*** Given information ***

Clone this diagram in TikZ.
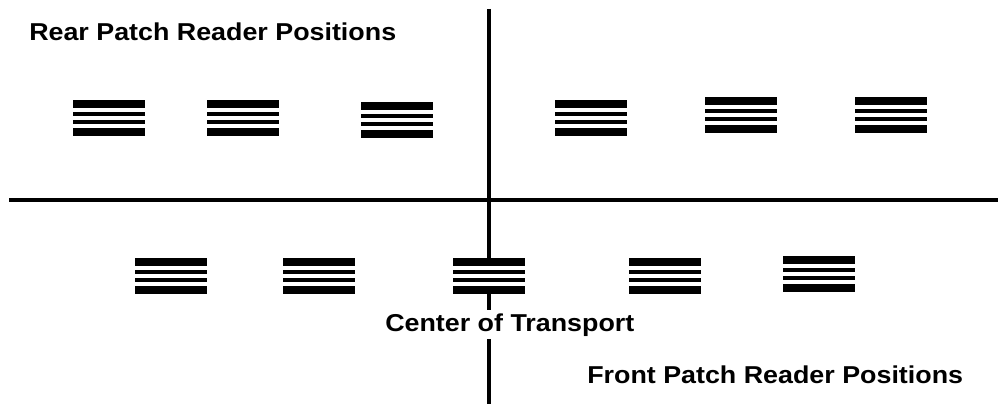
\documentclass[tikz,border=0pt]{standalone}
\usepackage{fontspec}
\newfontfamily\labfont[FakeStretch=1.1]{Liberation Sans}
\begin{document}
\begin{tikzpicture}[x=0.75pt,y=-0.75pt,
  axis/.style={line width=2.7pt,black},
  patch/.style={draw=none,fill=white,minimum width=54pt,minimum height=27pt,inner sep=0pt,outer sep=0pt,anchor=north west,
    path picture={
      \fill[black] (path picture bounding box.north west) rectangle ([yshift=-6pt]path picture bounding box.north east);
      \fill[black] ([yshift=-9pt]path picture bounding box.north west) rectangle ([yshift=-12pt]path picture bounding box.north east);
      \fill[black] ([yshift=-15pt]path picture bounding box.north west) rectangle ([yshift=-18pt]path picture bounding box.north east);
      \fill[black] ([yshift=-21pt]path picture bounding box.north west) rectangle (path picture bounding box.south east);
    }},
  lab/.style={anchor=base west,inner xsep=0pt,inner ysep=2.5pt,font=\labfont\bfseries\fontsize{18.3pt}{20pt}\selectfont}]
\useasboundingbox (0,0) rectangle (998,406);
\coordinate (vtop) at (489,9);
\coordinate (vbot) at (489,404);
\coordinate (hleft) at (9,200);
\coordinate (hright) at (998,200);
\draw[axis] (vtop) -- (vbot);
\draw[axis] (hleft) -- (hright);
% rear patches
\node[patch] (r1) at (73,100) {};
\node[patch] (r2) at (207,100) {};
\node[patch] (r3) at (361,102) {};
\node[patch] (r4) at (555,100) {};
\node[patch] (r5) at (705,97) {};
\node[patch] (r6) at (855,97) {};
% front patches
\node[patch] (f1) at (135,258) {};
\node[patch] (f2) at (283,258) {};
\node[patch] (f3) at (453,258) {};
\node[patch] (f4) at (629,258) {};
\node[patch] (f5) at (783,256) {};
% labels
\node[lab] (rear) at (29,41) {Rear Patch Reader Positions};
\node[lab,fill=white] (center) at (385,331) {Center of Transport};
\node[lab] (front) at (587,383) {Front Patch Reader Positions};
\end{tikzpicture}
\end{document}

***

What to produce:
Write the listing out a second time exactly, dropping all images.

Worked solution:
Clone this diagram in TikZ.
\documentclass[tikz,border=0pt]{standalone}
\usepackage{fontspec}
\newfontfamily\labfont[FakeStretch=1.1]{Liberation Sans}
\begin{document}
\begin{tikzpicture}[x=0.75pt,y=-0.75pt,
  axis/.style={line width=2.7pt,black},
  patch/.style={draw=none,fill=white,minimum width=54pt,minimum height=27pt,inner sep=0pt,outer sep=0pt,anchor=north west,
    path picture={
      \fill[black] (path picture bounding box.north west) rectangle ([yshift=-6pt]path picture bounding box.north east);
      \fill[black] ([yshift=-9pt]path picture bounding box.north west) rectangle ([yshift=-12pt]path picture bounding box.north east);
      \fill[black] ([yshift=-15pt]path picture bounding box.north west) rectangle ([yshift=-18pt]path picture bounding box.north east);
      \fill[black] ([yshift=-21pt]path picture bounding box.north west) rectangle (path picture bounding box.south east);
    }},
  lab/.style={anchor=base west,inner xsep=0pt,inner ysep=2.5pt,font=\labfont\bfseries\fontsize{18.3pt}{20pt}\selectfont}]
\useasboundingbox (0,0) rectangle (998,406);
\coordinate (vtop) at (489,9);
\coordinate (vbot) at (489,404);
\coordinate (hleft) at (9,200);
\coordinate (hright) at (998,200);
\draw[axis] (vtop) -- (vbot);
\draw[axis] (hleft) -- (hright);
% rear patches
\node[patch] (r1) at (73,100) {};
\node[patch] (r2) at (207,100) {};
\node[patch] (r3) at (361,102) {};
\node[patch] (r4) at (555,100) {};
\node[patch] (r5) at (705,97) {};
\node[patch] (r6) at (855,97) {};
% front patches
\node[patch] (f1) at (135,258) {};
\node[patch] (f2) at (283,258) {};
\node[patch] (f3) at (453,258) {};
\node[patch] (f4) at (629,258) {};
\node[patch] (f5) at (783,256) {};
% labels
\node[lab] (rear) at (29,41) {Rear Patch Reader Positions};
\node[lab,fill=white] (center) at (385,331) {Center of Transport};
\node[lab] (front) at (587,383) {Front Patch Reader Positions};
\end{tikzpicture}
\end{document}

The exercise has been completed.